**Provided data:**
┄┄┄┄┄┄┄┄┄┄

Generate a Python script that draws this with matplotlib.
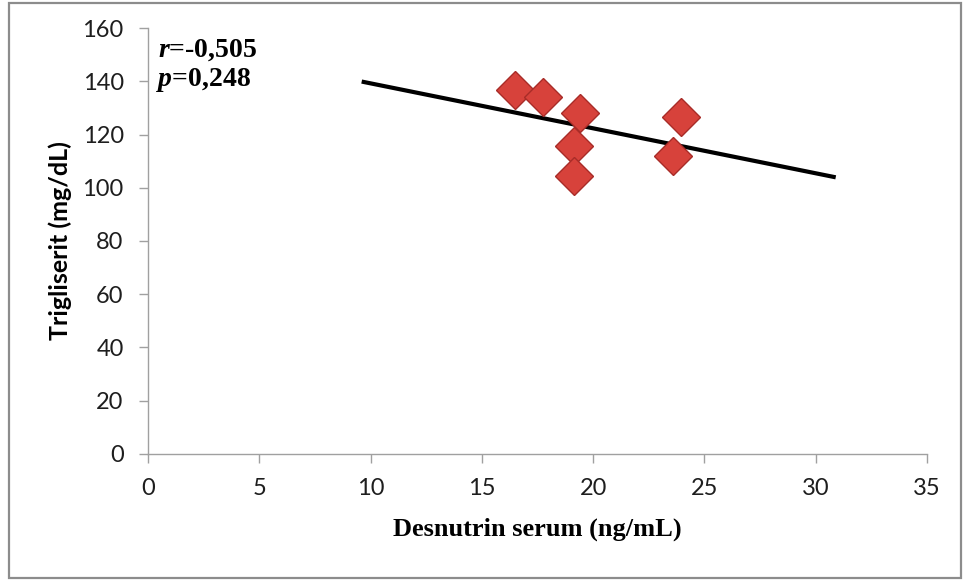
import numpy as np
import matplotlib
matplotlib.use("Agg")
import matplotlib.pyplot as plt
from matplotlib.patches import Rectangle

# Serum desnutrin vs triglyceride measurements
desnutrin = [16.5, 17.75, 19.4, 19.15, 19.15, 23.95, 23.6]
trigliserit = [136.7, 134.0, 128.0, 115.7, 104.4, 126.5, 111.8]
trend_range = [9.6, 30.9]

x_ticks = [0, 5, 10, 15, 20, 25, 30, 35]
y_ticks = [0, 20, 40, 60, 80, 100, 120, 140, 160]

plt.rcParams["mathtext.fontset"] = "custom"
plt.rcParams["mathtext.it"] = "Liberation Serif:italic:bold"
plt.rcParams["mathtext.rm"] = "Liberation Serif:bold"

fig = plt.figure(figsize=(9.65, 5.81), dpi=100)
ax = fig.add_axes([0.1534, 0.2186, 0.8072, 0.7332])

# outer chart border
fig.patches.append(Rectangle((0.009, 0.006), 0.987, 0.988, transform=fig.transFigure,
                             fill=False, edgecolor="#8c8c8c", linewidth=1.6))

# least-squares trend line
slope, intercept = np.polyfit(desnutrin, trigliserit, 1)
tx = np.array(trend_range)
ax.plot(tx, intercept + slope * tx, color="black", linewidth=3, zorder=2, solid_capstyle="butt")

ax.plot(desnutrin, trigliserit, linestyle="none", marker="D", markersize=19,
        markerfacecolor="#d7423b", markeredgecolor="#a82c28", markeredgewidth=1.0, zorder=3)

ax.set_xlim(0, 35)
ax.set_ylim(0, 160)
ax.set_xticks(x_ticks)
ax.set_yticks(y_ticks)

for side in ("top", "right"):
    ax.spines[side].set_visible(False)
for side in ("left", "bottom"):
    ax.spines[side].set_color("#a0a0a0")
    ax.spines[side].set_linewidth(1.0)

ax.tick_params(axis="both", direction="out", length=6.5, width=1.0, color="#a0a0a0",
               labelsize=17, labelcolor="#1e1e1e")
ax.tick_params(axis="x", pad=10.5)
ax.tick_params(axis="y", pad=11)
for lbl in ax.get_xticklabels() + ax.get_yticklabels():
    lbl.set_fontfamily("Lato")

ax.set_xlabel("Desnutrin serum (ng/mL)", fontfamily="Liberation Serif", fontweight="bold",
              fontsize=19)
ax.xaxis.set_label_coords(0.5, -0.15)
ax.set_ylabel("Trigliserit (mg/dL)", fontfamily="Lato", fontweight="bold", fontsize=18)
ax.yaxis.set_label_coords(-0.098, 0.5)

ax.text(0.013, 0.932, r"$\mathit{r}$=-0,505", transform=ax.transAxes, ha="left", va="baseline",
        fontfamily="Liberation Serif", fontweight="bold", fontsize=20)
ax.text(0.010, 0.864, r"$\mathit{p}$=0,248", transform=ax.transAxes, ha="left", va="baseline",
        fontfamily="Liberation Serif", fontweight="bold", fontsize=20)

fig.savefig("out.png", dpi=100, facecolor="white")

┄┄┄┄┄┄┄┄┄┄

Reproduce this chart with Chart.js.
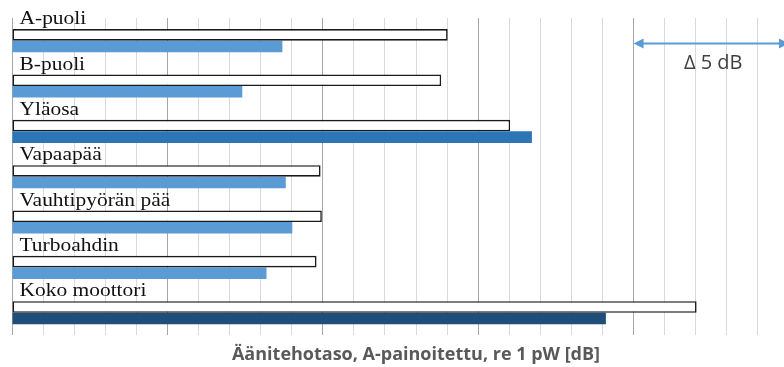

┄┄┄┄┄┄┄┄┄┄

**Work required:** Start at the line above containing "Generate a Python" and stop at the line containing "y_ticks = [0, 20, 40, 60, 80, 100, 120, 140, 160]": print those lines and everything between them exactly, but not the pictures.

**Task output:**
Generate a Python script that draws this with matplotlib.
import numpy as np
import matplotlib
matplotlib.use("Agg")
import matplotlib.pyplot as plt
from matplotlib.patches import Rectangle

# Serum desnutrin vs triglyceride measurements
desnutrin = [16.5, 17.75, 19.4, 19.15, 19.15, 23.95, 23.6]
trigliserit = [136.7, 134.0, 128.0, 115.7, 104.4, 126.5, 111.8]
trend_range = [9.6, 30.9]

x_ticks = [0, 5, 10, 15, 20, 25, 30, 35]
y_ticks = [0, 20, 40, 60, 80, 100, 120, 140, 160]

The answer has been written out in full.